Enhancing Teacher Value by Spending More Time in Higher-Value Roles


Some thoughts on how to enhance the value of teachers by spending more time in higher-value roles.

One of the topics which has arisen during the JSRCC Virtual Conference 2011 is how to enhance teacher value by spending more time in higher-value roles -- guide, coach, facilitator, contextualizer, role model, knowledge ambassador. To me, spending more time in higher-value roles means recognizing several things:

1) Faculty fill multiple roles -- for example, Stephen Downes identified 23 different roles for educators. May be obvious to some, but it's not at all obvious to others -- and much of what passes for educational reform more or less totally ignores the importance of most of these roles in the drive to standardize and simplify.

2) Some roles are higher value than others -- for instance, simple information transmission is not a particularly fulfilling or valuable role in an age where this can be done by other means. Some people consider the "guide on the side"-type roles to be of higher value, and sometimes they are. But IMO there are other roles which are often even more valuable such as contextualizers, role models, and knowledge ambassadors, which is why I highlighted those in the presentation.

3) The value of a role depends on the context -- This can be a challenge for community college faculty because classes are often composed of two different very types of students: older, more mature ones, some of whom may already have degrees, and younger, first-time students, many of whom lack the 'social capital' which enables educational success. So if you have a class with a lot of first-generation college students or ones with weaker academic skills, for instance, the faculty's role as role model may have higher value, whereas this role might not be so valuable to some 'career changer' students depending on the course.
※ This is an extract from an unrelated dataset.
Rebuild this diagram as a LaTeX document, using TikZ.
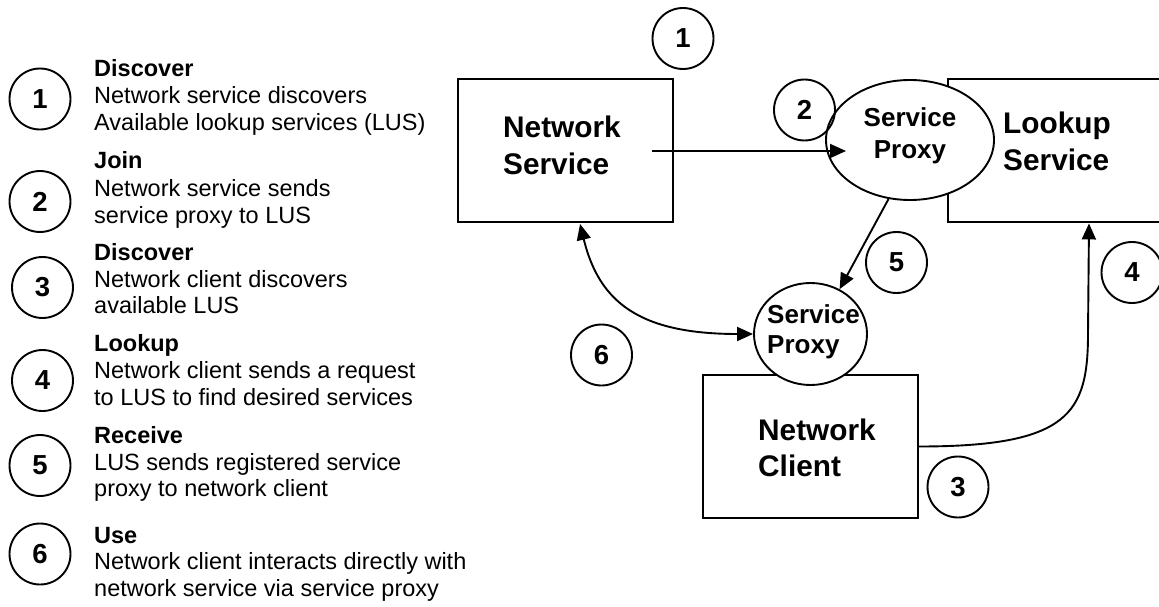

4) Being able to unbundle and outsource certain roles. For example, automated grading programs, well-constructed test banks, and well-designed rubrics can save time for teachers which they can spend doing higher-value things like guiding, coaching, mentoring, etc. instead of composing test questions, grading exams, etc. Instead of setting oneself up as "command central" for class discussion, teachers can 'outsource' this role to students to a large extent through strategies such as peer review, peer assessment, or cooperative learning techniques such as jigsaw.